Copy each record exactly as it reads, leaving out any pictures it holds.

-- start of GIVEN RECORDS --

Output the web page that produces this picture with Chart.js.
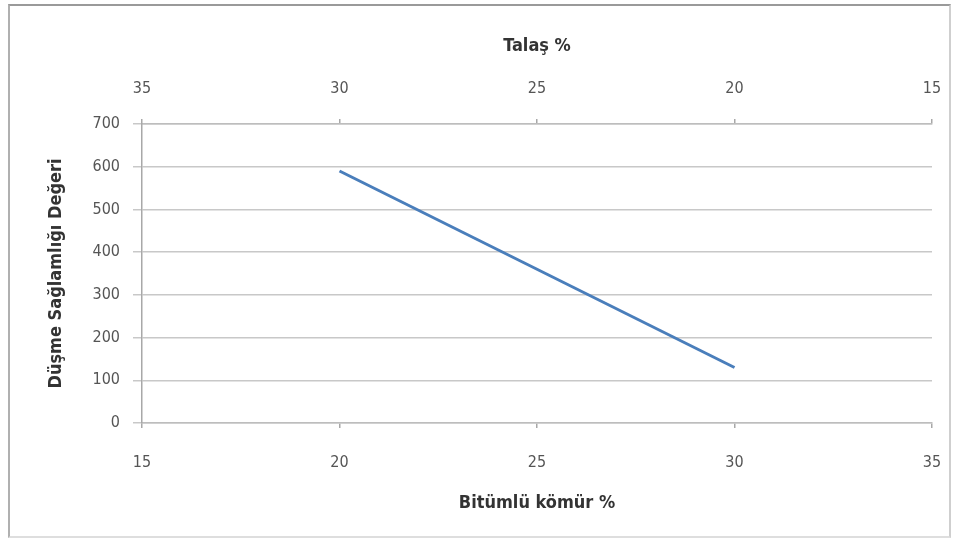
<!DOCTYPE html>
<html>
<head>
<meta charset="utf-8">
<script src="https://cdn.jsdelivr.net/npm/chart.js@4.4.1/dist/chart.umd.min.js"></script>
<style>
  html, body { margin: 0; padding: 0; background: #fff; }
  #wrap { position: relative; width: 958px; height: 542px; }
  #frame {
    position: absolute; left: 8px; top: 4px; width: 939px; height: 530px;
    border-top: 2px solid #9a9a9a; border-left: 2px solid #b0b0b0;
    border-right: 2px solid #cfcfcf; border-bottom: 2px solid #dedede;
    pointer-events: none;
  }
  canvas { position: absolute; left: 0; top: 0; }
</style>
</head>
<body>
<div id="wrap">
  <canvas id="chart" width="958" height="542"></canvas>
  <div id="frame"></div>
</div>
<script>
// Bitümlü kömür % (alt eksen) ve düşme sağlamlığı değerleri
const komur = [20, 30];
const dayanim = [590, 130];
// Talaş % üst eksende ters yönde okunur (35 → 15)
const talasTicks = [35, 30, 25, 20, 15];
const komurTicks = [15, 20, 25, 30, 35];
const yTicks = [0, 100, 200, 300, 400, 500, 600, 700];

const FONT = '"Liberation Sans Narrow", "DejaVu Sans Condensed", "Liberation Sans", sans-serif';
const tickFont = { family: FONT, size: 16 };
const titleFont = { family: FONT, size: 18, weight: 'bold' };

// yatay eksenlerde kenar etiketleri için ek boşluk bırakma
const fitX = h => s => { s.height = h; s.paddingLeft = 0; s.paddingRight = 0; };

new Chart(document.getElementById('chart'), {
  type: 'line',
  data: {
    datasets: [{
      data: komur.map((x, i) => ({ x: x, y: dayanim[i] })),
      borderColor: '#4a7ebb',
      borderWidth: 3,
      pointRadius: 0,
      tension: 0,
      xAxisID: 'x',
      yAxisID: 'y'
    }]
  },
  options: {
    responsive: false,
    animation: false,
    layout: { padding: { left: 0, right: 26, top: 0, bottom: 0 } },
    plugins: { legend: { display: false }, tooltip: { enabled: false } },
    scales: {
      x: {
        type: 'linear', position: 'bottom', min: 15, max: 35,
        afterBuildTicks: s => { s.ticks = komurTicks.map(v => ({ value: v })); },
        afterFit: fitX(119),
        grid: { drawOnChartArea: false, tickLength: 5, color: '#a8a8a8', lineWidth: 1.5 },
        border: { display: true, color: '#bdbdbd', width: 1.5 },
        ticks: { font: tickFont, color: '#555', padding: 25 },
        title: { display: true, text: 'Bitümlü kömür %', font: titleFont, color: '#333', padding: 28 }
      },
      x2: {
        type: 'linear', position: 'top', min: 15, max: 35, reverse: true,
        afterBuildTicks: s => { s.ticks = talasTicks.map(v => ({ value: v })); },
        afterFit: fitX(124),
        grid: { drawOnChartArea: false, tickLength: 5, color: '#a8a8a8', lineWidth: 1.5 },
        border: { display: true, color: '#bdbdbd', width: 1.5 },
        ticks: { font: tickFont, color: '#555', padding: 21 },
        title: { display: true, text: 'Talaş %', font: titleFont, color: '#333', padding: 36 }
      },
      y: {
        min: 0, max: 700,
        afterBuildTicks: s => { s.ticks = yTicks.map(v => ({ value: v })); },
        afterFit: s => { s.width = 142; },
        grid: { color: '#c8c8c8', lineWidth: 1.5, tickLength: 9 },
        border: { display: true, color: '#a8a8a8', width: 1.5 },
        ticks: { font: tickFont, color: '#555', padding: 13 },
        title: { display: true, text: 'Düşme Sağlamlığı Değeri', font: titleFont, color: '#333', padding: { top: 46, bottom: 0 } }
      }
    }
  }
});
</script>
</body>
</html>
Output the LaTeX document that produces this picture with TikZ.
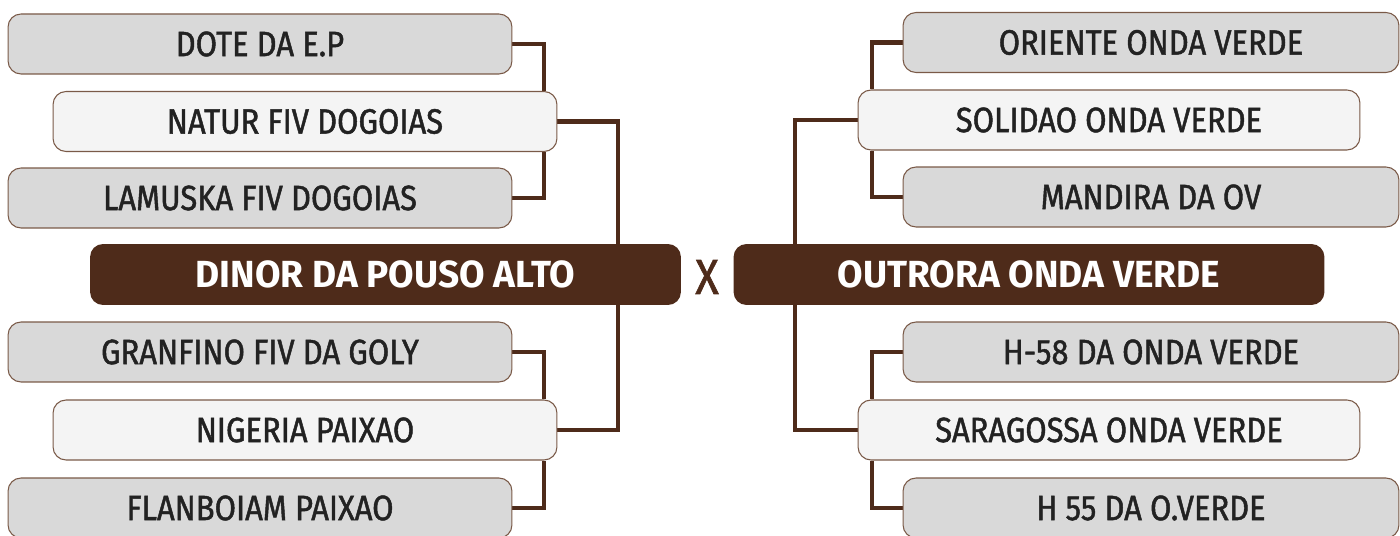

-- end of GIVEN RECORDS --

#### TASK RESPONSE
Output the web page that produces this picture with Chart.js.
<!DOCTYPE html>
<html>
<head>
<meta charset="utf-8">
<script src="https://cdn.jsdelivr.net/npm/chart.js@4.4.1/dist/chart.umd.min.js"></script>
<style>
  html, body { margin: 0; padding: 0; background: #fff; }
  #wrap { position: relative; width: 958px; height: 542px; }
  #frame {
    position: absolute; left: 8px; top: 4px; width: 939px; height: 530px;
    border-top: 2px solid #9a9a9a; border-left: 2px solid #b0b0b0;
    border-right: 2px solid #cfcfcf; border-bottom: 2px solid #dedede;
    pointer-events: none;
  }
  canvas { position: absolute; left: 0; top: 0; }
</style>
</head>
<body>
<div id="wrap">
  <canvas id="chart" width="958" height="542"></canvas>
  <div id="frame"></div>
</div>
<script>
// Bitümlü kömür % (alt eksen) ve düşme sağlamlığı değerleri
const komur = [20, 30];
const dayanim = [590, 130];
// Talaş % üst eksende ters yönde okunur (35 → 15)
const talasTicks = [35, 30, 25, 20, 15];
const komurTicks = [15, 20, 25, 30, 35];
const yTicks = [0, 100, 200, 300, 400, 500, 600, 700];

const FONT = '"Liberation Sans Narrow", "DejaVu Sans Condensed", "Liberation Sans", sans-serif';
const tickFont = { family: FONT, size: 16 };
const titleFont = { family: FONT, size: 18, weight: 'bold' };

// yatay eksenlerde kenar etiketleri için ek boşluk bırakma
const fitX = h => s => { s.height = h; s.paddingLeft = 0; s.paddingRight = 0; };

new Chart(document.getElementById('chart'), {
  type: 'line',
  data: {
    datasets: [{
      data: komur.map((x, i) => ({ x: x, y: dayanim[i] })),
      borderColor: '#4a7ebb',
      borderWidth: 3,
      pointRadius: 0,
      tension: 0,
      xAxisID: 'x',
      yAxisID: 'y'
    }]
  },
  options: {
    responsive: false,
    animation: false,
    layout: { padding: { left: 0, right: 26, top: 0, bottom: 0 } },
    plugins: { legend: { display: false }, tooltip: { enabled: false } },
    scales: {
      x: {
        type: 'linear', position: 'bottom', min: 15, max: 35,
        afterBuildTicks: s => { s.ticks = komurTicks.map(v => ({ value: v })); },
        afterFit: fitX(119),
        grid: { drawOnChartArea: false, tickLength: 5, color: '#a8a8a8', lineWidth: 1.5 },
        border: { display: true, color: '#bdbdbd', width: 1.5 },
        ticks: { font: tickFont, color: '#555', padding: 25 },
        title: { display: true, text: 'Bitümlü kömür %', font: titleFont, color: '#333', padding: 28 }
      },
      x2: {
        type: 'linear', position: 'top', min: 15, max: 35, reverse: true,
        afterBuildTicks: s => { s.ticks = talasTicks.map(v => ({ value: v })); },
        afterFit: fitX(124),
        grid: { drawOnChartArea: false, tickLength: 5, color: '#a8a8a8', lineWidth: 1.5 },
        border: { display: true, color: '#bdbdbd', width: 1.5 },
        ticks: { font: tickFont, color: '#555', padding: 21 },
        title: { display: true, text: 'Talaş %', font: titleFont, color: '#333', padding: 36 }
      },
      y: {
        min: 0, max: 700,
        afterBuildTicks: s => { s.ticks = yTicks.map(v => ({ value: v })); },
        afterFit: s => { s.width = 142; },
        grid: { color: '#c8c8c8', lineWidth: 1.5, tickLength: 9 },
        border: { display: true, color: '#a8a8a8', width: 1.5 },
        ticks: { font: tickFont, color: '#555', padding: 13 },
        title: { display: true, text: 'Düşme Sağlamlığı Değeri', font: titleFont, color: '#333', padding: { top: 46, bottom: 0 } }
      }
    }
  }
});
</script>
</body>
</html>
Output the LaTeX document that produces this picture with TikZ.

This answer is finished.